Dişli ile belediye görevlisi Ulaş Sevim, Fetullahçı Terör Örgütü'nün (FETÖ) darbe girişiminin yaşandığı 15 Temmuz gecesi Kocaeli'nin Gölcük ilçesindeki Donanma Komutanlığından askeri araçların çıkışını engellemek için otobüsü bölgeye götürdü.
Komutanlığın Değirmendere istikametindeki kapısını otobüsle kapatan Dişli ve Sevim'in, araç kamerasına yansıyan görüntülerinde, darbeci askerler tarafından silah zoruyla otobüsten indirilerek yere yüzükoyun yatırılması yer alıyor.
Daha sonra darbe girişimini engellemek için sokağa çıkan vatandaşların bölgeye gelmesiyle darbecilerin bıraktığı Dişli ve Sevim, kapıdan askeri araçların çıkışını engellemenin gururunu yaşadı.
"Bize 'Ölmeye mi geldiniz?' diye sorup kafamıza silah dayadılar"
Ali Dişli, 15 Temmuz'da işi bitince eve gittiğini belirterek, televizyonu açtığında darbe girişiminden haberdar olduğunu söyledi.
İş yerinden arandığını ve hemen otobüs garajına gittiğini ifade eden Dişli, burada daire başkanı tarafından kendilerine askeri noktaların girişlerinin kapatılması talimatı verildiğini kaydetti.
Dişli, Donanma Komutanlığının daha önemli olduğunu düşüncesiyle otobüsle Gölcük'e gittiğini dile getirerek, şunları söyledi:
"Askeriye girişinde 3 bariyer vardı, 2'sini aştım ama otobüs sığmadığı için 3'üncüsünü aşamadım. Yanaştığım gibi bütün askerler yere yatarak siper aldı. Mermiyi silahların ağzına sürdüler ve hazır kıta beklediler. Sonra kıdemli başçavuş beylik silahını çekerek o zaman yanımda olan Ulaş Sevim'le beni araçtan indirerek rehin aldı. Yere yatırdılar, 'Buraya neden geldiniz? Niye geldiniz? Ölmeye mi geldiniz? Talimatları kimden alıyorsunuz?' gibi sorular sorup psikolojik işkenceler yaptılar. Kafamıza silah dayadılar. Orada derdest edildik."

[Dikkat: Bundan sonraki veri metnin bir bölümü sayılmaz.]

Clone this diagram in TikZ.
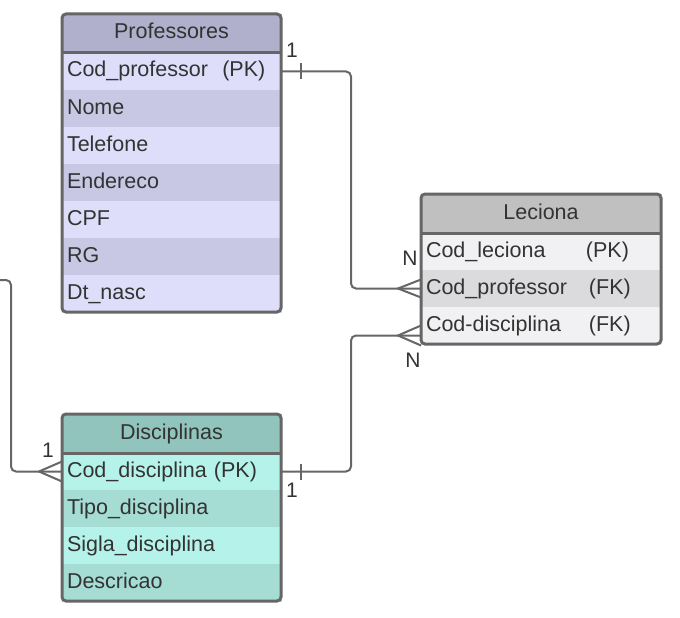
\documentclass[tikz,border=0pt]{standalone}
\usepackage{fontspec}
\setmainfont{Liberation Sans}
\usetikzlibrary{positioning}
\definecolor{txt}{RGB}{51,51,51}
\definecolor{edge}{RGB}{102,102,102}
\definecolor{profhead}{RGB}{176,176,204}
\definecolor{proflight}{RGB}{222,222,250}
\definecolor{profdark}{RGB}{200,200,228}
\definecolor{lechead}{RGB}{192,192,192}
\definecolor{leclight}{RGB}{241,241,243}
\definecolor{lecdark}{RGB}{219,219,221}
\definecolor{dischead}{RGB}{145,196,188}
\definecolor{disclight}{RGB}{181,243,234}
\definecolor{discdark}{RGB}{165,220,212}
\tikzset{
  row/.style={fill=#1, draw=#1, line width=0.6pt, outer sep=0pt, minimum width=219pt, minimum height=37pt,
    text width=209pt, inner xsep=5pt, inner ysep=0pt, text height=15pt, text depth=4pt,
    align=left, anchor=north west, text=txt, font=\fontsize{21.5}{24}\selectfont},
  head/.style={row=#1, minimum height=39pt, align=center},
  wide/.style={minimum width=240pt, text width=230pt},
  border/.style={draw=edge, line width=3pt, rounded corners=4pt},
  rel/.style={draw=edge, line width=2pt, rounded corners=5pt},
  foot/.style={draw=edge, line width=2pt},
  card/.style={text=txt, inner sep=0pt, font=\fontsize{21}{24}\selectfont}
}
\begin{document}
\begin{tikzpicture}[x=1pt, y=-1pt, node distance=0pt]
\useasboundingbox (0,0) rectangle (680,618);
\node (P0) [head=profhead] at (62,14) {Professores};
\node (P1) [row=proflight, below=of P0] {Cod\_professor\ \ (PK)};
\node (P2) [row=profdark, below=of P1] {Nome};
\node (P3) [row=proflight, below=of P2] {Telefone};
\node (P4) [row=profdark, below=of P3] {Endereco};
\node (P5) [row=proflight, below=of P4] {CPF};
\node (P6) [row=profdark, below=of P5] {RG};
\node (P7) [row=proflight, below=of P6] {Dt\_nasc};
\draw[border] (P0.north west) rectangle (P7.south east);
\draw[border, rounded corners=0pt] (P0.south west) -- (P0.south east);

\node (L0) [head=lechead, wide] at (421,194) {Leciona};
\node (L1) [row=leclight, wide, below=of L0] {\makebox[160pt][l]{Cod\_leciona}(PK)};
\node (L2) [row=lecdark, wide, below=of L1] {\makebox[163pt][l]{Cod\_professor}(FK)};
\node (L3) [row=leclight, wide, below=of L2] {\makebox[163pt][l]{Cod-disciplina}(FK)};
\draw[border] (L0.north west) rectangle (L3.south east);
\draw[border, rounded corners=0pt] (L0.south west) -- (L0.south east);

\node (D0) [head=dischead] at (62,414) {Disciplinas};
\node (D1) [row=disclight, below=of D0] {Cod\_disciplina (PK)};
\node (D2) [row=discdark, below=of D1] {Tipo\_disciplina};
\node (D3) [row=disclight, below=of D2] {Sigla\_disciplina};
\node (D4) [row=discdark, below=of D3] {Descricao};
\draw[border] (D0.north west) rectangle (D4.south east);
\draw[border, rounded corners=0pt] (D0.south west) -- (D0.south east);

\coordinate (lf) at ([yshift=-10pt]L3.west);
\coordinate (out) at (0,280);
\draw[rel] (P1.east) -- ++(70,0) |- (L2.west);
\draw[rel] (D1.east) -- ++(70,0) |- (lf);
\draw[rel] (out) -- ++(11,0) |- (D1.west);
\draw[foot] ([xshift=20pt,yshift=8pt]P1.east) -- ([xshift=20pt,yshift=-8pt]P1.east);
\draw[foot] ([xshift=20pt,yshift=8pt]D1.east) -- ([xshift=20pt,yshift=-8pt]D1.east);
\draw[foot] ([yshift=9pt]L2.west) -- ([xshift=-23pt]L2.west) -- ([yshift=-9pt]L2.west);
\draw[foot] ([yshift=10pt]lf) -- ([xshift=-23pt]lf) -- ([yshift=-10pt]lf);
\draw[foot] ([yshift=10pt]D1.west) -- ([xshift=-23pt]D1.west) -- ([yshift=-10pt]D1.west);

\node (c1) [card] at (292,50) {1};
\node (c2) [card] at (410,258) {N};
\node (c3) [card] at (413,360) {N};
\node (c4) [card] at (292,490) {1};
\node (c5) [card] at (48,450) {1};
\end{tikzpicture}
\end{document}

"İçeriden bir komutan 'Alın bunları içeride gebertin' dedi"
Rehin alındıklarında her şeyi kıdemli başçavuşun yaptığını fark ettiğini aktaran Dişli, şöyle devam etti:
"Askerlik yaptık az çok biz de ast üst ilişkisini biliyoruz. Orada üsteğmen vardı. Üsteğmene, 'Öldürecek bizi, emir sende, şuna bir şey söyle.' dedim. Üsteğmen, 'Yok, emir komuta ondadır.' dedi. Halk sokağa çıkmasaydı şu an biz de hayatta olmayabilirdik. Halkın sayesinde kurtulduk. Bizi halkımız onların elinden aldı, yoksa bizi içeri alacaklardı. İçeride bir komutan daha vardı, sanki kadın sesine benzettim ama tam da emin değilim, 'Alın bunları içeride gebertin.' dedi. İçeri alınsaydık belki de şu anda burada olmayabilirdik."
Dişli, 15 Temmuz'da hiçbir şeyin aklına gelmediğini belirterek, şöyle dedi:
"O an gelen güç, kuvvet ve inanç çok farklı. Vatanın ne kadar önemli olduğunu anlıyorsun. Ecdadımız, dedelerimiz, ninelerimiz, bacılarımız ne zorluklarla bize bu ülkeyi bırakmış, biz de kimseye bırakmayız. Allah askerimize, polisimize güç kuvvet versin. Teröre ve FETÖ'ye yenilmedik, yenilmeyeceğiz. Ülkeyi onlara teslim etmeyeceğiz. 15 sene çocuğum olmadı. Darbe gününde eşim 1 aylık hamileydi, tüp bebek tedavisi görmüştük. 15 senelik çocuk hasretim varken, bunu görmezden gelip vatanım için canımı vermeye gittim. Bugün olsa yine giderim."
Gölcük Kaymakamlığınca gazilik için arandığını ancak o gün herhangi bir yara almadığı için bunu kabul etmediğini aktaran Dişli, ülkesi için canını vermeye hazır olduğunun altını çizdi.
Dişli, Donanma Komutanlığındaki eylemlere ilişkin davada sanıklara verilen cezaları da yerinde bulduğunu dile getirerek, davayı takip ettiğini sözlerine ekledi.